One key issue under consultation is the idea of an ‘employer resources’ test.  TPR will need to look at whether an action (or a failure to act) led to a reduction in the resources available to a sponsoring employer to support their pension scheme.  They will also have to assess whether any reduction was ‘material’ relative to the size of any deficit in the pension scheme.  Options consulted on include whether to measure the change in employer resources in terms of the impact of the action on the *profits* of the company, or the strength of the employer covenant (its long-term viability) or in some other way.

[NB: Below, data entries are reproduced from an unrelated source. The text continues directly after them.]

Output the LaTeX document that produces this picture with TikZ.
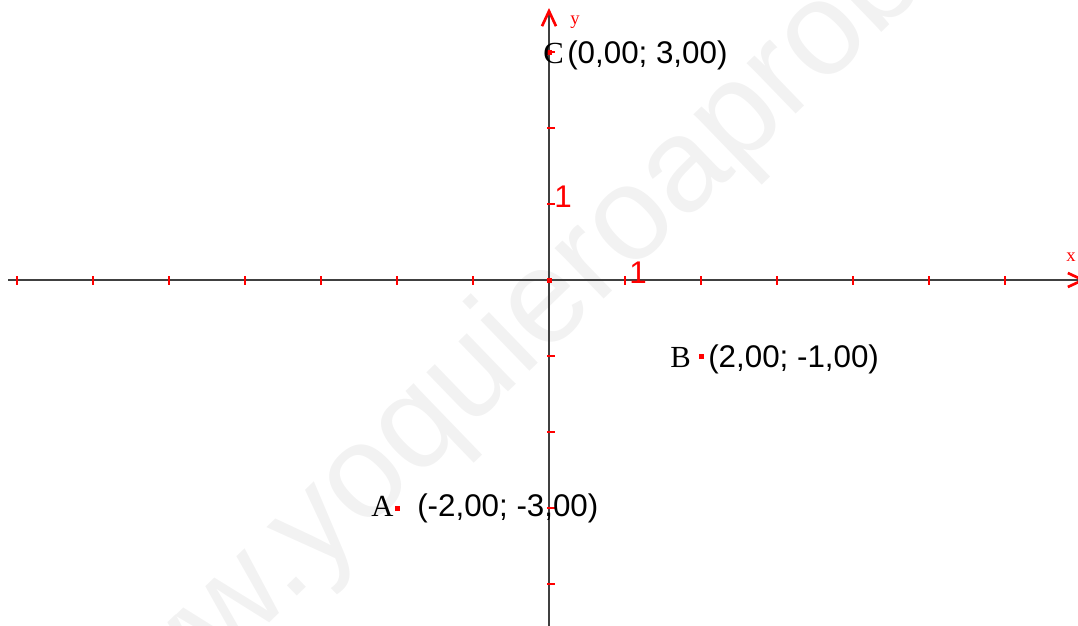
\documentclass[tikz,border=0pt]{standalone}
\usepackage{fontspec}
\setmainfont{Liberation Serif}
\setsansfont{Liberation Sans}
\usetikzlibrary{arrows.meta}
\definecolor{axisgray}{HTML}{404040}
\definecolor{wmgray}{HTML}{F2F2F2}
\begin{document}
\begin{tikzpicture}[x=0.75pt,y=0.75pt,
  axis/.style={draw=axisgray,line width=1.6pt},
  tickmark/.style={draw=red,line width=1.6pt},
  pt/.style={fill=red,minimum size=3.75pt,inner sep=0pt,outer sep=0pt},
  coordlbl/.style={font=\sffamily\fontsize{23.5}{23.5}\selectfont,inner sep=0pt,anchor=base west},
  ptname/.style={font=\rmfamily\fontsize{23}{23}\selectfont,inner sep=0pt,anchor=base west},
  unitlbl/.style={coordlbl,text=red},
  axlbl/.style={font=\rmfamily\fontsize{14}{14}\selectfont,text=red,inner sep=0pt},
  wm/.style={font=\sffamily\fontsize{100}{100}\selectfont,text=wmgray,inner sep=0pt,anchor=base west,rotate=44}]
\useasboundingbox (0,0) rectangle (1078,-625);
% watermark
\node[wm] (wmark) at (86,-800) {www.yoquieroaprobar.es};
% axes
\coordinate (xs) at (8,-280);
\coordinate (xe) at (1086,-280);
\coordinate (ys) at (549,-626);
\coordinate (ye) at (549,-8);
\draw[axis,-{Straight Barb[red,length=11.25pt,width=10.5pt,line width=2pt]}] (xs) -- (xe);
\draw[axis,-{Straight Barb[red,length=11.25pt,width=10.5pt,line width=2pt]}] (ys) -- (ye);
% ticks
\foreach \i in {-7,...,-1,1,2,...,6}
  \draw[tickmark] (549+76*\i,-276) -- (549+76*\i,-285);
\foreach \j in {-4,...,-1,1,2,3}
  \draw[tickmark] (547,-280+76*\j) -- (555,-280+76*\j);
% axis labels
\node[axlbl] (xlab) at (1071,-257) {x};
\node[axlbl] (ylab) at (575,-22) {y};
\node[unitlbl] (one x) at (629,-283) {1};
\node[unitlbl] (one y) at (554,-207) {1};
% points
\node[pt] (O) at (549,-280) {};
\node[pt] (A) at (397,-508) {};
\node[pt] (B) at (701,-356) {};
\node[pt] (C) at (549,-52) {};
% point names and coordinates
\node[ptname] (Aname) at (371,-516) {A};
\node[coordlbl] (Acoord) at (417,-516) {(-2,00; -3,00)};
\node[ptname] (Bname) at (670,-367) {B};
\node[coordlbl] (Bcoord) at (708,-367) {(2,00; -1,00)};
\node[ptname] (Cname) at (543,-63) {C};
\node[coordlbl] (Ccoord) at (567,-63) {(0,00; 3,00)};
\end{tikzpicture}
\end{document}
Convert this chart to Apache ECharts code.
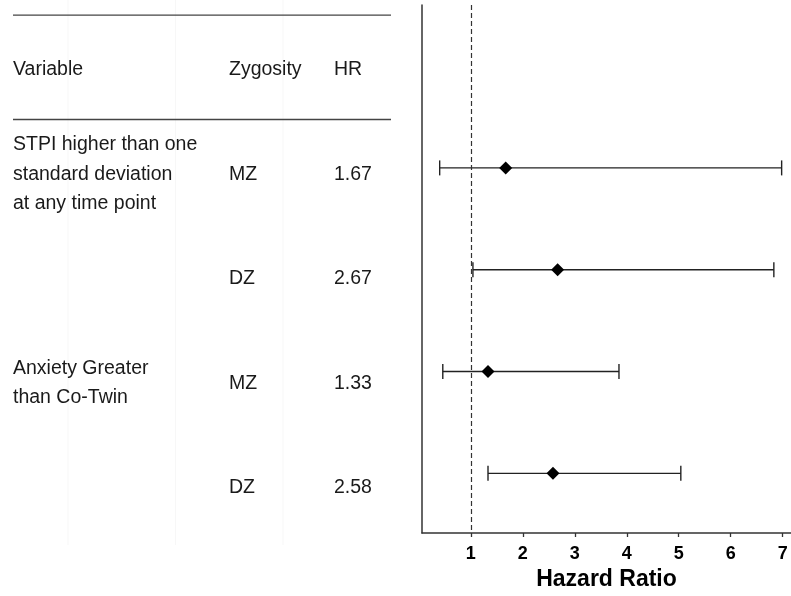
<!DOCTYPE html>
<html>
<head>
<meta charset="utf-8">
<script src="https://cdn.jsdelivr.net/npm/echarts@6/dist/echarts.min.js"></script>
<style>
html,body{margin:0;padding:0;background:#fff;}
#chart{width:791px;height:596px;}
</style>
</head>
<body>
<div id="chart"></div>
<script>
// ---- data ----
const headers = ['Variable', 'Zygosity', 'HR'];
const variableLabels = ['STPI higher than one\nstandard deviation\nat any time point', '', 'Anxiety Greater\nthan Co-Twin', ''];
const zygosity = ['MZ', 'DZ', 'MZ', 'DZ'];
const hr = [1.67, 2.67, 1.33, 2.58];
const ciLow = [0.40, 1.04, 0.46, 1.33];
const ciHigh = [6.98, 6.83, 3.85, 5.04];
const xTicks = [1, 2, 3, 4, 5, 6, 7];
const refValue = 1;

// ---- layout constants ----
const colX = [13, 229, 334];
const tableRuleRows = [-1.5, -0.5];
const tableGuideX = [68, 175.5, 283];
const FONT = '"Liberation Sans", Arial, sans-serif';
const TEXT_DY = 2.5;

const rows = hr.map((_, i) => i);

// table text items: [x, row, text]
const tableText = [];
headers.forEach((h, c) => tableText.push([colX[c], -1, h]));
rows.forEach(i => {
  if (variableLabels[i]) tableText.push([colX[0], i, variableLabels[i]]);
  tableText.push([colX[1], i, zygosity[i]]);
  tableText.push([colX[2], i, hr[i].toFixed(2)]);
});

const chart = echarts.init(document.getElementById('chart'), null, {renderer: 'canvas'});

const option = {
  animation: false,
  backgroundColor: '#fff',
  grid: [
    {left: 422, right: 0, top: 5, bottom: 63, containLabel: false},
    {left: 0, width: 391, top: 5, bottom: 63, containLabel: false}
  ],
  xAxis: [
    {
      type: 'value', gridIndex: 0, min: 0.06, max: 7.16,
      name: 'Hazard Ratio', nameLocation: 'middle', nameGap: 32,
      nameTextStyle: {fontFamily: FONT, fontSize: 23, fontWeight: 'bold', color: '#000'},
      axisLine: {show: true, onZero: false, lineStyle: {color: '#333', width: 1.5}},
      axisTick: {show: true, length: 4, customValues: xTicks, lineStyle: {color: '#333', width: 1.3}},
      axisLabel: {show: true, customValues: xTicks, margin: 12, fontFamily: FONT, fontSize: 18, fontWeight: 'bold', color: '#000',
        formatter: v => (xTicks.indexOf(v) >= 0 ? String(v) : '')},
      splitLine: {show: false}
    },
    {
      type: 'value', gridIndex: 1, min: 0, max: 391, show: false
    }
  ],
  yAxis: [
    {
      type: 'value', gridIndex: 0, inverse: true, min: -1.6, max: 3.586,
      axisLine: {show: true, onZero: false, lineStyle: {color: '#333', width: 1.5}},
      axisTick: {show: false}, axisLabel: {show: false}, splitLine: {show: false}
    },
    {
      type: 'value', gridIndex: 1, inverse: true, min: -1.596, max: 3.457, show: false
    }
  ],
  series: [
    // faint guide lines in table panel
    {
      type: 'custom', xAxisIndex: 1, yAxisIndex: 1, silent: true, z: 1,
      data: tableGuideX.map(x => [x]),
      renderItem: function (params, api) {
        const top = api.coord([api.value(0), -1.596]);
        const bot = api.coord([api.value(0), 3.457]);
        return {type: 'line', shape: {x1: top[0], y1: top[1] - 5, x2: bot[0], y2: bot[1] + 12},
          style: {stroke: '#f7f7f7', lineWidth: 1}};
      }
    },
    // table horizontal rules
    {
      type: 'custom', xAxisIndex: 1, yAxisIndex: 1, silent: true, z: 2,
      data: tableRuleRows.map(r => [colX[0], 391, r]),
      renderItem: function (params, api) {
        const a = api.coord([api.value(0), api.value(2)]);
        const b = api.coord([api.value(1), api.value(2)]);
        return {type: 'line', shape: {x1: a[0], y1: a[1], x2: b[0], y2: b[1]},
          style: {stroke: '#444', lineWidth: 1.3}};
      }
    },
    // table text
    {
      type: 'custom', xAxisIndex: 1, yAxisIndex: 1, silent: true, z: 3,
      data: tableText,
      renderItem: function (params, api) {
        const item = tableText[params.dataIndex];
        const p = api.coord([item[0], item[1]]);
        return {type: 'text', x: p[0], y: p[1] + TEXT_DY,
          style: {text: item[2], fill: '#1a1a1a', font: '19.5px ' + FONT, align: 'left', verticalAlign: 'middle', lineHeight: 29.5}};
      }
    },
    // error bars
    {
      type: 'custom', xAxisIndex: 0, yAxisIndex: 0, silent: true, z: 4,
      data: rows.map(i => [ciLow[i], ciHigh[i], i]),
      renderItem: function (params, api) {
        const a = api.coord([api.value(0), api.value(2)]);
        const b = api.coord([api.value(1), api.value(2)]);
        const h = 7.5;
        const st = {stroke: '#222', lineWidth: 1.4};
        return {type: 'group', children: [
          {type: 'line', shape: {x1: a[0], y1: a[1], x2: b[0], y2: b[1]}, style: st},
          {type: 'line', shape: {x1: a[0], y1: a[1] - h, x2: a[0], y2: a[1] + h}, style: st},
          {type: 'line', shape: {x1: b[0], y1: b[1] - h, x2: b[0], y2: b[1] + h}, style: st}
        ]};
      }
    },
    // point estimates
    {
      type: 'scatter', xAxisIndex: 0, yAxisIndex: 0, z: 5,
      symbol: 'diamond', symbolSize: 13,
      itemStyle: {color: '#000', opacity: 1},
      data: rows.map(i => [hr[i], i]),
      markLine: {
        silent: true, symbol: ['none', 'none'], label: {show: false},
        lineStyle: {color: '#333', type: [5, 3], width: 1.2},
        data: [{xAxis: refValue}]
      }
    }
  ]
};
chart.setOption(option);
</script>
</body>
</html>
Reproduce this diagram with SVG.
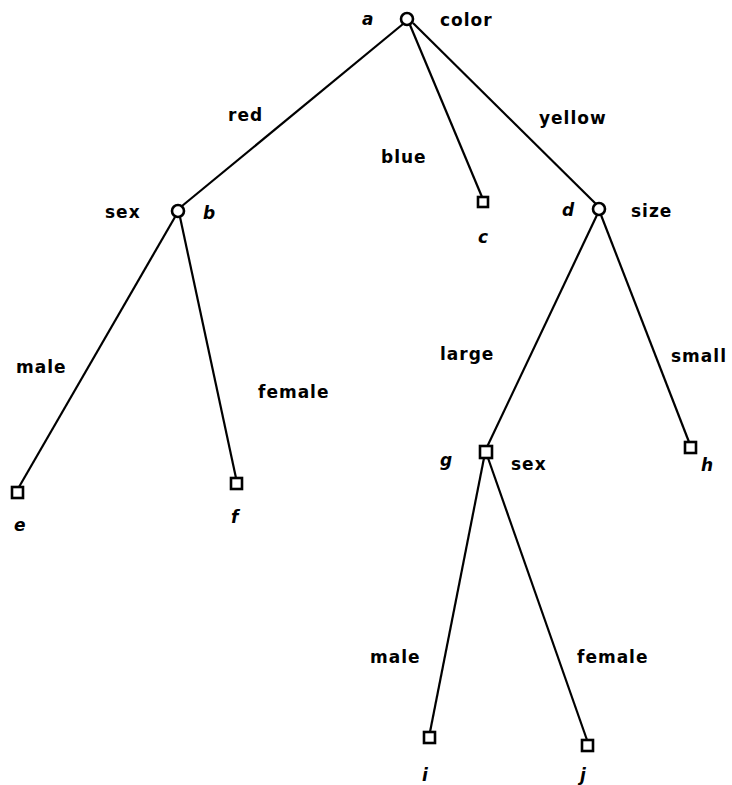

Francesca Bailey, Senior Consultant at LCP has analysed the consultation document and points out that:

  • TPR will be able to determine the impact of the act on company profits with the benefit of hindsight by referencing the subsequent published annual accounts. The issue for corporates is that at the time of the act they will not be able to assess with certainty its impact - this means that a company will not be able to predict TPR’s response with confidence at the time of the event.
  • While it's interesting to see the other options considered for ‘resources’, ultimately seeing the regulations without the further detail on the other new Contribution Notice (the employer insolvency test), and any accompanying TPR guidance, provides limited clarity for corporates in terms of what this may mean in practice for how they assess the impact of corporate activity on their scheme – and how they can manage the risk of being at the receiving end of a Contribution Notice.
  • This uncertainty could lead to many more companies going to TPR for ‘clearance’ for corporate activities before going ahead, and TPR will need capacity to process such applications in a reasonable length of time.
  • If the new “employer resources test” is measured relative to company profits, it is not clear how the new rules will apply to charities and other not-for-profit organisations


In summary, Francesca Bailey said:

“It is good to see some further detail about how the Pensions Regulator might judge whether an action (or failure to act) by a company has had a material impact on the resources of the employer.  The idea of using a simple profits test sounds straightforward at first sight but would raise many practical challenges and leaves unanswered how the rules would apply to charities and not-for-profit organisations.  This could in turn lead to more requests for ‘clearance’ to TPR who will need the resources to deal with this”.